Мир вокруг нас был фоном, вырезанной из картона картинкой. Для него он ничего не значил. Его образ жизни был возможен, лишь когда «тело представляет собой уплотненное воображение» – как это было для него. Мы представляли, что мы живем в мире, и он подыгрывал нам, никоим образом не привязываясь к реальности, которую мы воображали. Он был намеком на что-то неизвестное, но постоянно существующее. Находиться рядом с ним было все равно что жить в чистилище: можно чувствовать небо, но не иметь возможности к нему прикоснуться. И сам себе кажешься немного мертвым по сравнению с тем, насколько живым был он.

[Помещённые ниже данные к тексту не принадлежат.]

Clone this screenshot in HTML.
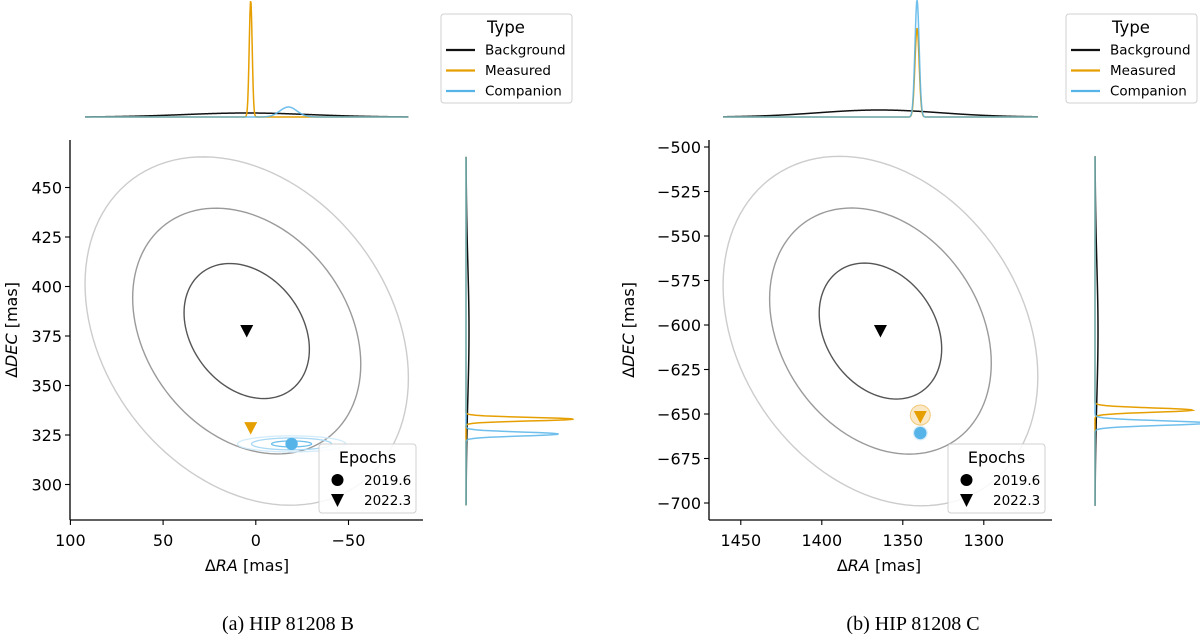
<!DOCTYPE html>
<html><head><meta charset="utf-8"><style>
body{margin:0;background:#fff}
svg{display:block;font-family:"DejaVu Sans","Liberation Sans",sans-serif}
</style></head><body>
<svg id="fig" width="1200" height="634" viewBox="0 0 1200 634" xmlns="http://www.w3.org/2000/svg">
<g id="A"></g>
<g id="B"></g>
<text x="288" y="630" font-family="Liberation Serif, serif" font-size="20" text-anchor="middle">(a) HIP 81208 B</text>
<text x="913" y="630" font-family="Liberation Serif, serif" font-size="20" text-anchor="middle">(b) HIP 81208 C</text>
</svg>
<script>
// ---------- Panel A data ----------
const aXTicks=[100,50,0,-50];
const aYTicks=[300,325,350,375,400,425,450];
const aBgCenter=[4.9,377.5];
const aBgSigma=[33.8,34.1];
const aBgRho=0.27;
const aLevels=[1,1.82,2.58];
const aMeasured=[2.75,328.5];
const aCompanion=[-19.3,320.5];
const aCompSigma=[10.8,1.5];
const aCompLevels=[1,2,2.7];
const aTopMean=[4.9,2.75,-17.6];
const aTopSigma=[33.8,0.8,4.6];
const aTopPeak=[4,117,10];
const aSideMean=[377.5,333,325.5];
const aSideSigma=[34.1,0.9,1.0];
const aSidePeak=[3,108,93];
// ---------- Panel B data ----------
const bXTicks=[1450,1400,1350,1300];
const bYTicks=[-700,-675,-650,-625,-600,-575,-550,-525,-500];
const bBgCenter=[1363.8,-603.4];
const bBgSigma=[37.8,38.2];
const bBgRho=0.26;
const bLevels=[1,1.81,2.57];
const bMeasured=[1339.2,-651.7];
const bCompanion=[1339.2,-660.7];
const bTopMean=[1364.5,1341.2,1341.2];
const bTopSigma=[37.8,1.3,1.3];
const bTopPeak=[7,89,117];
const bSideMean=[-603.4,-647.8,-655.1];
const bSideSigma=[38.2,1.2,1.3];
const bSidePeak=[3,98,112];

const NS="http://www.w3.org/2000/svg";
const COLORS=["#111111","#E69F00","#56B4E9"];
function mk(parent,tag,attrs){const e=document.createElementNS(NS,tag);for(const k in attrs)e.setAttribute(k,attrs[k]);parent.appendChild(e);return e;}

function panel(g,cfg){
  const px=cfg.px, py=cfg.py;
  let e=mk(g,'line',{x1:cfg.ax0,y1:520,x2:cfg.ax0,y2:140,stroke:'#000','stroke-width':1.3});
  
  e=mk(g,'line',{x1:cfg.ax0,y1:520,x2:cfg.ax1,y2:520,stroke:'#000','stroke-width':1.3});
  
  cfg.xTicks.forEach(v=>{const x=px(v);
    const t=mk(g,'line',{x1:x,y1:520,x2:x,y2:525,stroke:'#000','stroke-width':1.1});
    
    const l=mk(g,'text',{x:x,y:546,'font-size':16,'text-anchor':'middle'});l.textContent=String(v).replace('-','\u2212');
    });
  cfg.yTicks.forEach(v=>{const y=py(v);
    const t=mk(g,'line',{x1:cfg.ax0-5,y1:y,x2:cfg.ax0,y2:y,stroke:'#000','stroke-width':1.1});
    
    const l=mk(g,'text',{x:cfg.ax0-8,y:y+6,'font-size':16,'text-anchor':'end'});l.textContent=String(v).replace('-','\u2212');
    });
  let xl=mk(g,'text',{x:cfg.xlabX,y:571,'font-size':16,'text-anchor':'middle'});
  xl.innerHTML='\u0394<tspan font-style="italic">RA</tspan> [mas]';
  
  let yl=mk(g,'text',{x:0,y:0,'font-size':16,'text-anchor':'middle',transform:`translate(${cfg.ylabX},330) rotate(-90)`});
  yl.innerHTML='\u0394<tspan font-style="italic">DEC</tspan> [mas]';
  
  const gray=['#555555','#9a9a9a','#cccccc'];
  function ell(c,s,rho,k){let d='';for(let i=0;i<=120;i++){const t=i/120*2*Math.PI;
    const vx=c[0]+k*s[0]*Math.cos(t);const vy=c[1]+k*s[1]*(rho*Math.cos(t)+Math.sqrt(1-rho*rho)*Math.sin(t));
    d+=(i?'L':'M')+px(vx).toFixed(2)+' '+py(vy).toFixed(2);}return d+'Z';}
  cfg.levels.forEach((k,i)=>{const p=mk(g,'path',{d:ell(cfg.bgCenter,cfg.bgSigma,cfg.bgRho,k),fill:'none',stroke:gray[i],'stroke-width':1.4});
    });
  if(cfg.compSigma){const bl=['#d2ebfa','#a9d8f4','#6fc0ec'];
    cfg.compLevels.slice().reverse().forEach((k,i)=>{const p=mk(g,'path',{d:ell(cfg.companion,cfg.compSigma,0,k),fill:'none',stroke:bl[i],'stroke-width':1.3});
      });}
  if(cfg.halo){let h=mk(g,'circle',{cx:px(cfg.measured[0]),cy:py(cfg.measured[1])-2,r:10,fill:'#f6d9a0','fill-opacity':0.6,stroke:'#f0c878','stroke-width':1});
    
    h=mk(g,'circle',{cx:px(cfg.companion[0]),cy:py(cfg.companion[1]),r:7.5,fill:'#cbe7f8','fill-opacity':0.7});
    }
  function tri(x,y,c,name){const m=mk(g,'path',{d:`M${x-6.5} ${y-6}L${x+6.5} ${y-6}L${x} ${y+6.5}Z`,fill:c});
    }
  tri(px(cfg.bgCenter[0]),py(cfg.bgCenter[1]),'#000','background-marker-2022');
  tri(px(cfg.measured[0]),py(cfg.measured[1]),'#E69F00','measured-marker-2022');
  let cm=mk(g,'circle',{cx:px(cfg.companion[0]),cy:py(cfg.companion[1]),r:6.2,fill:'#56B4E9'});
  
  const ex=cfg.epochX;
  let lg=mk(g,'g',{});
  mk(lg,'rect',{x:ex,y:444,width:97,height:69,rx:3,fill:'#fff','fill-opacity':0.85,stroke:'#d0d0d0'});
  let tt=mk(lg,'text',{x:ex+48.5,y:463,'font-size':16,'text-anchor':'middle'});tt.textContent='Epochs';
  
  let ci=mk(lg,'circle',{cx:ex+18.5,cy:480,r:6,fill:'#000'});
  let t1=mk(lg,'text',{x:ex+45,y:485,'font-size':13.5});t1.textContent='2019.6';
  let tr=mk(lg,'path',{d:`M${ex+12} ${494}L${ex+25} ${494}L${ex+18.5} ${507}Z`,fill:'#000'});
  let t2=mk(lg,'text',{x:ex+45,y:505,'font-size':13.5});t2.textContent='2022.3';
  const xr=[cfg.bgCenter[0]+cfg.levels[2]*cfg.bgSigma[0],cfg.bgCenter[0]-cfg.levels[2]*cfg.bgSigma[0]];
  const yr=[cfg.bgCenter[1]-cfg.levels[2]*cfg.bgSigma[1],cfg.bgCenter[1]+cfg.levels[2]*cfg.bgSigma[1]];
  const names=['background','measured','companion'];
  for(let s=0;s<3;s++){
    let d='';for(let i=0;i<=600;i++){const v=xr[0]+(xr[1]-xr[0])*i/600;
      const h=cfg.topPeak[s]*Math.exp(-0.5*Math.pow((v-cfg.topMean[s])/cfg.topSigma[s],2));
      d+=(i?'L':'M')+px(v).toFixed(2)+' '+(117-h).toFixed(2);}
    const p=mk(g,'path',{d:d,fill:'none',stroke:COLORS[s],'stroke-width':1.5,'stroke-opacity':s==2?0.85:1});
    
    let d2='';for(let i=0;i<=600;i++){const v=yr[0]+(yr[1]-yr[0])*i/600;
      const h=cfg.sidePeak[s]*Math.exp(-0.5*Math.pow((v-cfg.sideMean[s])/cfg.sideSigma[s],2));
      d2+=(i?'L':'M')+(cfg.sideX+h).toFixed(2)+' '+py(v).toFixed(2);}
    const p2=mk(g,'path',{d:d2,fill:'none',stroke:COLORS[s],'stroke-width':1.5,'stroke-opacity':s==2?0.85:1});
    
  }
  const lx=cfg.typeX;
  let tg=mk(g,'g',{});
  mk(tg,'rect',{x:lx,y:14,width:131,height:89,rx:3,fill:'#fff',stroke:'#d0d0d0'});
  let ty=mk(tg,'text',{x:lx+65,y:33,'font-size':16.5,'text-anchor':'middle'});ty.textContent='Type';
  
  ['Background','Measured','Companion'].forEach((n,i)=>{const y=50+i*20.5;
    const ln=mk(tg,'line',{x1:lx+5,y1:y,x2:lx+34,y2:y,stroke:COLORS[i],'stroke-width':2.2});
    
    const tx=mk(tg,'text',{x:lx+44,y:y+4.5,'font-size':13.5});tx.textContent=n;
    });
}

panel(document.getElementById('A'),{
  px:v=>70.4+(100-v)*1.854, py:v=>435-(v-325)*1.98, ax0:70, ax1:423,
  xTicks:aXTicks,yTicks:aYTicks,bgCenter:aBgCenter,bgSigma:aBgSigma,bgRho:aBgRho,levels:aLevels,
  measured:aMeasured,companion:aCompanion,compSigma:aCompSigma,compLevels:aCompLevels,halo:false,
  topMean:aTopMean,topSigma:aTopSigma,topPeak:aTopPeak,sideMean:aSideMean,sideSigma:aSideSigma,sidePeak:aSidePeak,
  sideX:466,epochX:319,typeX:441,xlabX:247,ylabX:17});
panel(document.getElementById('B'),{
  px:v=>740.8+(1450-v)*1.62, py:v=>325-(v+600)*1.78, ax0:709, ax1:1052,
  xTicks:bXTicks,yTicks:bYTicks,bgCenter:bBgCenter,bgSigma:bBgSigma,bgRho:bBgRho,levels:bLevels,
  measured:bMeasured,companion:bCompanion,compSigma:null,compLevels:null,halo:true,
  topMean:bTopMean,topSigma:bTopSigma,topPeak:bTopPeak,sideMean:bSideMean,sideSigma:bSideSigma,sidePeak:bSidePeak,
  sideX:1095,epochX:948,typeX:1066,xlabX:879,ylabX:634});
</script>
</body></html>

Джованни был немногословен: он наблюдал за тем, как Юджи снова балуется с кошельком Нью-Йоркерши, доставая из него бумажные деньги. Монетки он оставил…
– Не люблю звон монет, – сказал он, цитируя Рамакришну.

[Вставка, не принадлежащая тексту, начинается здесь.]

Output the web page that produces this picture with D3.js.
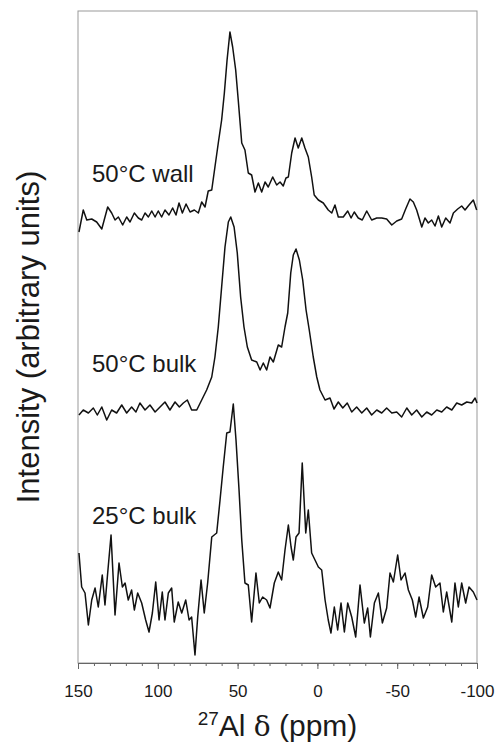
<!DOCTYPE html>
<html>
<head>
<meta charset="utf-8">
<script src="https://cdn.jsdelivr.net/npm/d3@7"></script>
<style>
  body { margin: 0; background: #fff; }
  text { font-family: "Liberation Sans", Arial, sans-serif; fill: #1a1a1a; }
</style>
</head>
<body>
<div id="chart"></div>
<script>
// 27Al spectra, intensity in arbitrary units (baseline of each trace ~ 0)
const wallPpm = [149.4,146.7,144.5,141.4,138.3,135.1,131.4,128.9,126.8,124.7,
  122.0,119.5,117.4,114.7,112.2,110.1,108.0,105.9,103.8,101.7,
  99.7,97.6,95.5,93.0,90.7,88.6,86.7,84.6,82.3,79.8,
  77.1,74.6,72.5,70.4,68.4,66.2,64.2,62.1,60.0,58.3,
  56.6,54.8,53.1,51.2,49.6,47.4,45.4,43.3,41.2,39.1,
  37.0,34.9,32.8,30.8,28.0,25.5,23.4,21.4,19.7,18.2,
  16.1,14.0,12.0,9.8,7.8,5.7,3.6,2.0,-0.6,-3.7,
  -6.8,-9.0,-11.0,-13.1,-16.2,-19.0,-21.1,-23.1,-25.6,-28.1,
  -30.9,-34.0,-37.2,-40.3,-43.4,-46.6,-49.7,-52.8,-55.3,-58.0,
  -60.1,-62.2,-65.4,-67.4,-69.5,-71.6,-73.7,-75.8,-77.9,-80.4,
  -83.1,-85.2,-87.9,-90.4,-92.5,-95.0,-97.7,-99.8];
const wallInt = [-12,10,0,1,-2,-9,13,7,0,3,
  -5,3,-2,7,2,0,7,3,9,3,
  9,3,10,5,12,5,17,7,16,8,
  10,7,18,13,29,30,53,77,100,127,
  160,188,173,150,120,77,70,47,45,28,
  37,28,38,33,43,35,38,34,42,43,
  67,82,72,82,72,63,43,25,20,17,
  10,7,15,3,3,9,2,8,2,0,
  9,0,2,2,1,-5,-1,1,11,21,
  18,10,-7,2,-3,0,-6,4,-7,2,
  -3,7,11,14,10,15,20,10];

const bulk50Ppm = [149.4,146.7,143.5,140.4,137.9,135.1,132.0,128.9,125.8,122.6,
  119.5,116.4,113.7,111.2,108.0,104.9,101.7,98.6,95.5,92.4,
  89.2,86.5,84.0,81.5,78.8,75.6,72.5,69.4,66.2,64.2,
  62.1,60.0,57.9,55.8,54.3,52.2,50.2,48.1,46.0,43.9,
  41.2,38.0,35.9,33.9,31.8,29.7,27.6,24.5,22.4,20.3,
  18.6,16.7,15.1,13.4,11.3,9.2,7.1,5.1,2.6,0.4,
  -1.6,-4.8,-7.9,-10.4,-13.1,-15.9,-18.7,-21.5,-24.6,-27.8,
  -30.9,-34.0,-37.2,-40.3,-43.4,-46.6,-49.7,-52.8,-56.0,-59.1,
  -62.2,-65.4,-68.5,-71.6,-74.8,-77.9,-81.0,-84.2,-87.3,-90.4,
  -93.6,-96.7,-98.8,-100];
const bulk50Int = [-5,0,-3,2,-5,3,-10,0,-3,5,
  -3,3,-2,7,0,5,-2,3,8,0,
  8,3,7,10,0,0,10,20,33,53,
  83,123,163,188,193,183,157,113,83,63,
  50,48,40,47,40,53,48,65,63,83,
  97,137,155,161,150,130,100,80,53,33,
  20,10,12,1,8,2,7,-2,3,-3,
  2,-5,0,-3,2,-3,-2,-7,2,-5,
  0,-7,-2,-5,0,-2,3,0,7,5,
  8,7,12,7];

const bulk25Ppm = [149.4,147.7,145.6,143.5,141.4,139.3,137.3,134.8,133.1,131.4,
  129.3,126.8,124.3,122.2,120.5,118.5,116.4,114.7,112.6,110.1,
  107.6,105.5,103.4,101.3,99.2,97.2,95.5,93.4,91.3,89.7,
  87.2,85.0,82.5,80.4,78.8,76.7,75.0,72.9,70.9,68.7,
  66.2,63.1,61.0,59.0,56.8,54.8,52.7,51.0,49.1,47.4,
  45.4,43.3,41.2,38.5,36.4,34.3,31.8,29.7,27.0,24.5,
  22.4,20.3,18.2,16.5,15.1,13.4,11.5,9.5,7.3,5.7,
  3.6,1.5,-0.6,-2.7,-4.8,-6.8,-8.5,-10.6,-12.7,-14.8,
  -16.9,-19.0,-21.5,-24.0,-26.7,-29.4,-31.5,-33.2,-35.7,-38.2,
  -40.7,-43.4,-45.5,-47.6,-50.3,-52.4,-54.9,-57.0,-59.5,-61.6,
  -63.7,-66.4,-69.1,-71.6,-74.1,-76.8,-78.9,-81.0,-84.2,-86.2,
  -88.3,-90.4,-92.9,-95.0,-97.7,-100];
const bulk25Int = [37,3,-3,-35,-10,2,-17,15,-15,17,
  55,-25,27,3,7,-10,0,-20,-3,-13,
  -30,-42,-23,8,-30,-2,-30,-3,2,-32,
  -12,-23,-10,-30,-27,-65,-27,10,-23,8,
  53,57,90,123,157,158,186,150,100,50,
  7,5,-32,17,-13,-7,-10,-18,7,18,
  10,40,65,43,30,53,57,127,57,80,
  37,30,23,20,-10,-30,-43,-17,-40,-13,
  -42,-13,-27,-47,5,-33,-18,-47,-13,-3,
  -33,-18,17,8,35,10,17,0,-10,-27,
  -7,-28,-17,15,3,7,-22,-2,-32,7,
  -17,7,-13,3,-2,-10];

const seriesNames = ["50°C wall", "50°C bulk", "25°C bulk"];
const seriesOffsets = [443, 253, 73];   // vertical stacking offsets (arb. units)
const xTicks = [150, 100, 50, 0, -50, -100];

const totalW = 495, totalH = 742;
const margin = { top: 11, right: 18, bottom: 79, left: 78 };
const width = totalW - margin.left - margin.right;
const height = totalH - margin.top - margin.bottom;

const svg = d3.select("#chart").append("svg")
  .attr("width", totalW)
  .attr("height", totalH);

const g = svg.append("g")
  .attr("transform", `translate(${margin.left},${margin.top})`);

const x = d3.scaleLinear().domain([150, -100]).range([0, width]);
const y = d3.scaleLinear().domain([0, 652]).range([height, 0]);

// plot frame
g.append("rect")
  .attr("width", width).attr("height", height)
  .attr("fill", "none").attr("stroke", "#999").attr("stroke-width", 1);

// minor ticks
const minorAxis = d3.axisBottom(x).tickValues(d3.range(150, -101, -10))
  .tickSize(3).tickFormat("");
g.append("g").attr("transform", `translate(0,${height})`).call(minorAxis)
  .call(a => a.selectAll("line").attr("stroke", "#666"))
  .call(a => a.select(".domain").attr("stroke", "#666"));

// major ticks with labels
const xAxis = d3.axisBottom(x).tickValues(xTicks).tickSize(6).tickPadding(16)
  .tickFormat(d => String(d));
g.append("g").attr("transform", `translate(0,${height})`).call(xAxis)
  .call(a => a.select(".domain").remove())
  .call(a => a.selectAll("line").attr("stroke", "#666"))
  .call(a => a.selectAll("text").attr("font-size", 17)
    .style("font-family", '"Liberation Sans", Arial, sans-serif').attr("fill", "#1a1a1a"));

// traces
const traces = [
  { ppm: wallPpm, val: wallInt },
  { ppm: bulk50Ppm, val: bulk50Int },
  { ppm: bulk25Ppm, val: bulk25Int }
];

traces.forEach((t, i) => {
  const pts = t.ppm.map((p, k) => [p, t.val[k] + seriesOffsets[i]]);
  const line = d3.line().x(d => x(d[0])).y(d => y(d[1]));
  g.append("path").datum(pts)
    .attr("d", line)
    .attr("fill", "none")
    .attr("stroke", "#111")
    .attr("stroke-width", 1.5)
    .attr("stroke-linejoin", "round");
});

// trace labels
const labelBase = [182, 372, 524];
seriesNames.forEach((name, i) => {
  svg.append("text")
    .attr("x", 92).attr("y", labelBase[i])
    .attr("font-size", 24)
    .text(name);
});

// x axis title
const xt = svg.append("text")
  .attr("x", margin.left + width / 2).attr("y", 736)
  .attr("text-anchor", "middle")
  .attr("font-size", 30);
xt.append("tspan").attr("font-size", 19).attr("dy", -11).text("27");
xt.append("tspan").attr("dy", 11).text("Al ");
xt.append("tspan").style("font-family", '"DejaVu Serif", "Liberation Serif", serif').attr("font-size", 28).text("δ");
xt.append("tspan").text(" (ppm)");

// y axis title
svg.append("text")
  .attr("transform", `translate(39,${margin.top + height / 2}) rotate(-90)`)
  .attr("text-anchor", "middle")
  .attr("font-size", 31)
  .text("Intensity (arbitrary units)");
</script>
</body>
</html>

Джованни повернулся ко мне. Смеясь, он поднял руки вверх и сказал, пожимая плечами:
– Он постоянно чем-то занят!
Когда Нью-Йоркерша обнаружила пропажу, она с удовольствием ему подыграла. Как бы он ее ни обзывал, в их отношениях чувствовалась глубокая забота. У нее хватало здравого смысла оставаться с ним, не обращая внимания на несущественное.
Йогиня поехала назад в Штаты навестить отца. Вечером, накануне ее отлета, Юджи подбросил в наш окоп гранату. Когда встал вопрос о жилье в Гштааде, он сказал:
– Он может остановиться в ее шикарной квартире.

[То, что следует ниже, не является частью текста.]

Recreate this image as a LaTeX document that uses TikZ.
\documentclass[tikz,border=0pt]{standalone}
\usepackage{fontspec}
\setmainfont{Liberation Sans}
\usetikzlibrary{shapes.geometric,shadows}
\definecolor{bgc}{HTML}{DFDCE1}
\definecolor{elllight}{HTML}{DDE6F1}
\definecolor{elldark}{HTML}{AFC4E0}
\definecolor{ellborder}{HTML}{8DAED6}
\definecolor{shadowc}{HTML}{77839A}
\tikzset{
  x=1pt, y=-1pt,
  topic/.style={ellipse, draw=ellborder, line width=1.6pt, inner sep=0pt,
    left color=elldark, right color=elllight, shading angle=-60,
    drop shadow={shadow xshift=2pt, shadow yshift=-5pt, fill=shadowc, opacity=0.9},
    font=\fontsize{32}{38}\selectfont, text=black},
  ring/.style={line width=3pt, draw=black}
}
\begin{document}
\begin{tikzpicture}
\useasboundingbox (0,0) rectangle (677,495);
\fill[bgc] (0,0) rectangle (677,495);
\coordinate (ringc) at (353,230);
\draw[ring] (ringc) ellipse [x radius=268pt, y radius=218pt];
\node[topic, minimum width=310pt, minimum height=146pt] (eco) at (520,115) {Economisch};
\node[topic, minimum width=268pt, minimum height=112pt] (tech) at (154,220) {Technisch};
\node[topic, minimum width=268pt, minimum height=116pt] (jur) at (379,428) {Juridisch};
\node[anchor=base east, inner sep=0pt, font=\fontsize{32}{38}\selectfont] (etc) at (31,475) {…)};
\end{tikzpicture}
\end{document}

Она мне этого не предлагала. Всю дорогу до квартиры Аниты она отпускала едкие комментарии. Я повернулся и пошел прочь в сторону ворот, ведущих на главную дорогу. Не успел я до них дойти, как она выскочила на балкон с криками: «Луис! Говорю тебе, постой! Не уходи от меня!»
Я слышал, как повсюду стал включаться свет. Даже не сомневаюсь, что он в это время сидел в своей маленькой пещерке и улыбался. Ублюдок!
Мы прекратили ругаться только на главной улице. К моменту, когда мы достигли ее середины, оба были расстроены до крайности. Нам уже даже не важна была причина ссоры. Осознав это и согласившись, что мы так и не смогли ни к чему прийти, мы решили пойти домой. Нужно ли говорить, что в ночь перед ее отъездом мы не сомкнули глаз.